Liquidity and Debt Structure
KHC’s debt structure is weighted towards bonds, which comprised 67% of its total debt at end-2023. The majority of the issued debt (94%) is owned by Baiterek and primarily sourced from Kazakhstan National Fund and National Bank of Kazakhstan. Another 32% of debt is represented by loans from Baiterek. The residual 2% is direct funding from the national government, the capital city and EDB.

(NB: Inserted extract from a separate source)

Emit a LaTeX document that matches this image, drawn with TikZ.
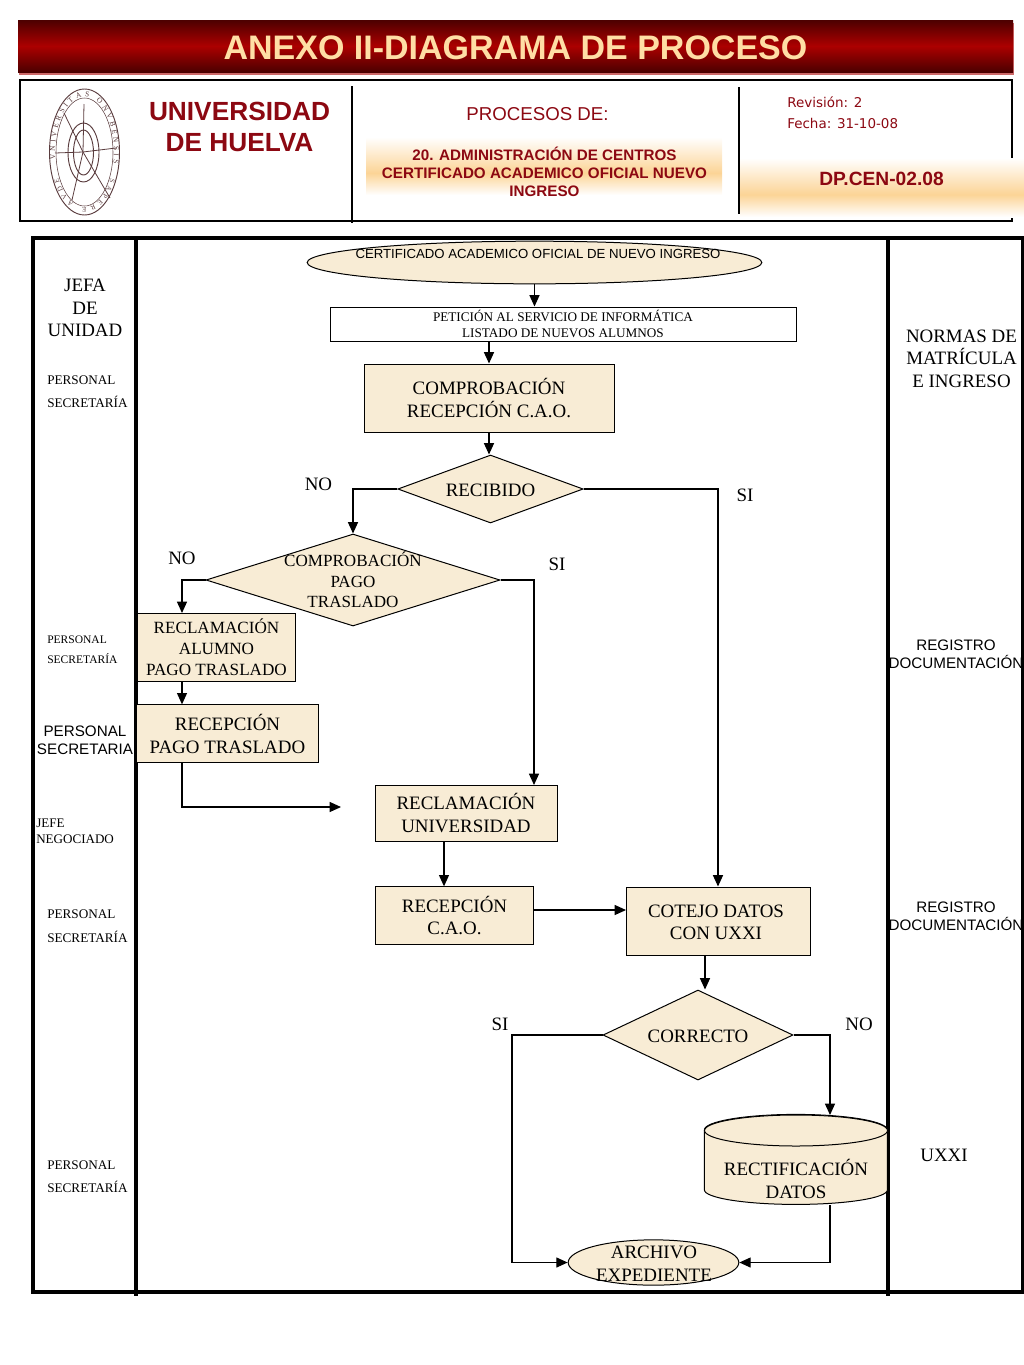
\documentclass[tikz,border=0pt]{standalone}
\usepackage{fontspec}
\setmainfont{Liberation Serif}
\setsansfont{Liberation Sans}
\newfontfamily\revfont{DejaVu Sans}
\usepackage{tikz}
\usetikzlibrary{shapes.geometric}
\usetikzlibrary{arrows.meta}
\usetikzlibrary{decorations.text}
\definecolor{boxfill}{RGB}{248,236,213}
\definecolor{barred}{RGB}{172,0,0}
\definecolor{bardark}{RGB}{76,0,0}
\definecolor{barshadow}{RGB}{205,105,105}
\definecolor{titletext}{RGB}{255,222,165}
\definecolor{headred}{RGB}{140,8,18}
\definecolor{softorange}{RGB}{252,212,150}
\definecolor{logoline}{RGB}{90,60,62}
\pgfdeclareverticalshading{fadeshade}{100bp}{color(0bp)=(white); color(25bp)=(white); color(44bp)=(softorange); color(75bp)=(white); color(100bp)=(white)}
\tikzset{
  flow/.style={-{Triangle[length=8.5pt,width=7.5pt]},line width=0.9pt},
  procbox/.style={draw,fill=boxfill,line width=0.75pt,inner sep=0pt,align=center,font=\fontsize{14.2}{17.2}\selectfont},
  decision/.style={diamond,draw,fill=boxfill,line width=0.75pt,inner sep=0pt,aspect=2},
  terminal/.style={ellipse,draw,fill=boxfill,line width=0.75pt,inner sep=0pt},
  lanetext/.style={inner sep=0pt,align=center,font=\fontsize{14.2}{17}\selectfont},
  smalltext/.style={inner sep=0pt,align=left,anchor=west,font=\fontsize{9.9}{17.5}\selectfont},
  sanstext/.style={inner sep=0pt,align=center,font=\sffamily\fontsize{11.4}{13.5}\selectfont},
  fadebox/.style={inner sep=0pt,shading=fadeshade},
}
\begin{document}
\begin{tikzpicture}[x=0.75pt,y=0.75pt,yscale=-1,xscale=1]
\useasboundingbox (0,0) rectangle (1024,1365);

%Title bar
\fill [barshadow] (19,23) rectangle (1014,74.5);
\path [top color=bardark,bottom color=bardark,middle color=barred] (18,20) rectangle (1013,72);
\node (title) [inner sep=0pt,text=titletext,font=\sffamily\bfseries\fontsize{25.5}{30}\selectfont] at (515.5,48) {ANEXO II-DIAGRAMA DE PROCESO};

%Header frame
\draw [line width=0.8pt] (20,80) rectangle (1012,221);
\draw [line width=0.8pt] (352,86) -- (352,223);
\draw [line width=0.8pt] (739,87) -- (739,214);

%Logo
\begin{scope}[logoline]
\draw [line width=0.7pt] (84.5,152) ellipse [x radius=35,y radius=63];
\draw [line width=0.4pt] (84.5,152) ellipse [x radius=28.5,y radius=54];
\draw [line width=0.7pt] (83.5,152.5) ellipse [x radius=15.5,y radius=29.5];
\draw [line width=0.7pt] (83.5,152.5) ellipse [x radius=10,y radius=22.5];
\draw [line width=0.6pt] (55,153) -- (83,152) -- (116,148);
\draw [line width=0.6pt] (84,104) -- (83,152) -- (110,198);
\draw [line width=0.6pt] (64,113) -- (83,152) -- (72,200);
\path [decorate,decoration={text along path,text align={fit to path},text color=logoline,
  text={|\fontsize{5.6}{6}\selectfont|VNIVERSITAS ONVBENSIS}}]
  (84.5,152) ++(172:29.5 and 55.5) arc [start angle=172,end angle=372,x radius=29.5,y radius=55.5];
\path [decorate,decoration={text along path,text align={fit to path},text color=logoline,
  text={|\fontsize{5.2}{6}\selectfont|SAPERE AVDE}}]
  (84.5,152) ++(28:29.5 and 55.5) arc [start angle=28,end angle=152,x radius=29.5,y radius=55.5];
\end{scope}

%University name
\node (uni) [inner sep=0pt,align=center,text=headred,font=\sffamily\bfseries\fontsize{19.7}{23.5}\selectfont] at (239.5,127) {UNIVERSIDAD\\DE HUELVA};

%Process name
\node (procde) [inner sep=0pt,text=headred,font=\sffamily\fontsize{14}{16}\selectfont] at (537.5,114) {PROCESOS DE:};
\path [fadebox] (366,137) rectangle (722,195);
\node (procname) [inner sep=0pt,align=center,text=headred,font=\sffamily\bfseries\fontsize{11.4}{13.5}\selectfont] at (544.5,171.5) {20. ADMINISTRACIÓN DE CENTROS\\CERTIFICADO ACADEMICO OFICIAL NUEVO\\INGRESO};

%Revision
\node (rev) [inner sep=0pt,anchor=west,align=left,text=headred,font=\revfont\fontsize{10.1}{15.7}\selectfont] at (787,112.5) {Revisión: 2\\Fecha: 31-10-08};
\path [fadebox] (740,158) rectangle (1024,217);
\node (code) [inner sep=0pt,text=headred,font=\sffamily\bfseries\fontsize{14.4}{16}\selectfont] at (881.5,178.5) {DP.CEN-02.08};

%Lanes
\draw [line width=3pt] (33,238) rectangle (1023,1292);
\draw [line width=3pt] (136,238) -- (136,1296);
\draw [line width=3pt] (888,238) -- (888,1296);

%Flow shapes
\node (inicio) [terminal,minimum width=341pt,minimum height=32pt] at (534.5,262.5) {};
\node (peticion) [draw,fill=white,line width=0.75pt,inner sep=0pt,minimum width=349.5pt,minimum height=25.5pt,align=center,font=\fontsize{9.9}{12}\selectfont] at (563,324) {PETICIÓN AL SERVICIO DE INFORMÁTICA\\LISTADO DE NUEVOS ALUMNOS};
\node (comprueba) [procbox,minimum width=187.5pt,minimum height=51pt] at (489,398) {COMPROBACIÓN\\RECEPCIÓN C.A.O.};
\node (recibido) [decision,minimum width=139pt,minimum height=51pt] at (490.5,489) {};
\node (pago) [decision,aspect=3.2,minimum width=220.5pt,minimum height=69pt] at (353,580) {};
\node (reclama) [procbox,minimum width=119pt,minimum height=51pt,font=\fontsize{12.85}{15.7}\selectfont] at (216.5,647.5) {RECLAMACIÓN\\ALUMNO\\PAGO TRASLADO};
\node (recepago) [procbox,minimum width=136pt,minimum height=43pt] at (227.5,733.5) {RECEPCIÓN\\PAGO TRASLADO};
\node (univ) [procbox,minimum width=136.5pt,minimum height=42pt] at (466,813) {RECLAMACIÓN\\UNIVERSIDAD};
\node (recao) [procbox,minimum width=119pt,minimum height=43pt] at (454.5,915.5) {RECEPCIÓN\\C.A.O.};
\node (cotejo) [draw,fill=boxfill,line width=0.75pt,inner sep=0pt,minimum width=138pt,minimum height=51pt] at (718,921) {};
\node (correcto) [decision,minimum width=142.5pt,minimum height=67.5pt] at (698,1035) {};
\node (archivo) [terminal,minimum width=128pt,minimum height=34pt] at (653.5,1262.5) {};

%Shape: Can
\node (rectifica) [inner sep=0pt,minimum width=137pt,minimum height=68pt] at (796,1160) {};
\draw [fill=boxfill,line width=0.75pt] (rectifica.north west) ++(0,15.5) arc [start angle=180,end angle=360,x radius=91.5,y radius=15.5] -- ++(0,60)
  arc [start angle=0,end angle=180,x radius=91.5,y radius=14.5] -- cycle;
\draw [fill=boxfill,line width=0.75pt] (796,1130.5) ellipse [x radius=91.5,y radius=15.5];

% Text Node
\node (inicitext) [inner sep=0pt,font=\sffamily\fontsize{9.9}{12}\selectfont] at (538,254) {CERTIFICADO ACADEMICO OFICIAL DE NUEVO INGRESO};
% Text Node
\node (archtext) [lanetext,font=\fontsize{14.2}{17.3}\selectfont] at (654,1263.5) {ARCHIVO\\EXPEDIENTE};
% Text Node
\node (rectext) [lanetext,font=\fontsize{14.2}{17.2}\selectfont] at (796,1179) {RECTIFICACIÓN\\DATOS};
% Text Node
\node (recitext) [lanetext] at (490.5,490) {RECIBIDO};
% Text Node
\node (pagotext) [lanetext,font=\fontsize{12.8}{15.4}\selectfont] at (353,580) {COMPROBACIÓN\\PAGO\\TRASLADO};
% Text Node
\node (cotetext) [lanetext,font=\fontsize{14.2}{16.5}\selectfont] at (716,922) {COTEJO DATOS\\CON UXXI};
% Text Node
\node (corrtext) [lanetext] at (698,1036) {CORRECTO};

%Free ends
\coordinate (pagoin) at (534,785);
\coordinate (freeend) at (341,807);
\coordinate (cylin) at (830,1115);
\coordinate (cylout) at (830,1205);
\coordinate (leftturn) at (512,1035);
\coordinate (sidex) at (182,0);
\coordinate (univx) at (444,0);
\coordinate (cotejox) at (705,0);
\coordinate (cotejoin) at (626,910);

%Connectors
\draw [flow] (inicio.south) -- (inicio.south |- peticion.north);
\draw [flow] (comprueba.north |- peticion.south) -- (comprueba.north);
\draw [flow] (comprueba.south) -- (comprueba.south |- recibido.north);
\draw [flow] (recibido.west) -| (pago.north);
\draw [flow] (recibido.east) -| (cotejo.north);
\draw [flow] (pago.west) -| (sidex |- reclama.north);
\draw [flow] (pago.east) -| (pagoin);
\draw [flow] (sidex |- reclama.south) -- (sidex |- recepago.north);
\draw [flow] (sidex |- recepago.south) |- (freeend);
\draw [flow] (univx |- univ.south) -- (univx |- recao.north);
\draw [flow] (recao.east |- cotejoin) -- (cotejoin);
\draw [flow] (cotejox |- cotejo.south) -- (cotejox |- correcto.north);
\draw [flow] (correcto.east) -| (cylin);
\draw [flow] (correcto.west) -- (leftturn) |- (archivo.west);
\draw [flow] (cylout) |- (archivo.east);

% Text Node
\node (no1) [lanetext] at (318.5,484.5) {NO};
% Text Node
\node (si1) [lanetext] at (745,495.5) {SI};
% Text Node
\node (no2) [lanetext] at (182,558.5) {NO};
% Text Node
\node (si2) [lanetext] at (557,564.5) {SI};
% Text Node
\node (si3) [lanetext] at (500,1024.5) {SI};
% Text Node
\node (no3) [lanetext] at (859,1024.5) {NO};

% Text Node
\node (jefa) [lanetext] at (85,308) {JEFA\\DE\\UNIDAD};
% Text Node
\node (pers1) [smalltext] at (47,391.5) {PERSONAL\\SECRETARÍA};
% Text Node
\node (pers2) [smalltext,font=\fontsize{8.65}{15}\selectfont] at (47,649.5) {PERSONAL\\SECRETARÍA};
% Text Node
\node (pers3) [sanstext] at (85,740) {PERSONAL\\SECRETARIA};
% Text Node
\node (jefe) [smalltext,font=\fontsize{9.8}{12}\selectfont] at (36,831) {JEFE\\NEGOCIADO};
% Text Node
\node (pers4) [smalltext,font=\fontsize{9.9}{18}\selectfont] at (47,926) {PERSONAL\\SECRETARÍA};
% Text Node
\node (pers5) [smalltext] at (47,1176.5) {PERSONAL\\SECRETARÍA};
% Text Node
\node (normas) [lanetext] at (961.5,358.5) {NORMAS DE\\MATRÍCULA\\E INGRESO};
% Text Node
\node (reg1) [sanstext] at (956,654) {REGISTRO\\DOCUMENTACIÓN};
% Text Node
\node (reg2) [sanstext] at (956,916) {REGISTRO\\DOCUMENTACIÓN};
% Text Node
\node (uxxi) [lanetext] at (944,1155.5) {UXXI};

\end{tikzpicture}
\end{document}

Fitch expects KHC’s debt structure will continue to be heavily dominated by low-cost state-related funding over the medium term (95% of total debt as of end-2023). The maturity profile of KHC’s debt stretches to 2052, with no significant refinancing risks over the medium term.
RATING SENSITIVITIES
Factors that Could, Individually or Collectively, Lead to Negative Rating Action/Downgrade
– A downgrade of Kazakhstan’s IDRs
– A dilution of linkage with the sovereign or weaker incentives to support leading to a reassessment of key risk factors
Factors that Could, Individually or Collectively, Lead to Positive Rating Action/Upgrade
– An upgrade of Kazakhstan’s IDRs
ESG Considerations
The highest level of ESG credit relevance is a score of ‘3’, unless otherwise disclosed in this section. A score of ‘3’ means ESG issues are credit-neutral or have only a minimal credit impact on the entity, either due to their nature or the way in which they are being managed by the entity. Fitch’s ESG Relevance Scores are not inputs in the rating process; they are an observation on the relevance and materiality of ESG factors in the rating decision. For more information on Fitch’s ESG Relevance Scores, visit https://www.fitchratings.com/topics/esg/products#esg-relevance-scores.
PUBLIC RATINGS WITH CREDIT LINKAGE TO OTHER RATINGS
KHC’s IDRs are directly linked to Kazakhstan’s IDRs
References for Substantially Material Source Cited as Key Driver Rating
The principal sources of information used in the analysis are described in the Applicable Criteria.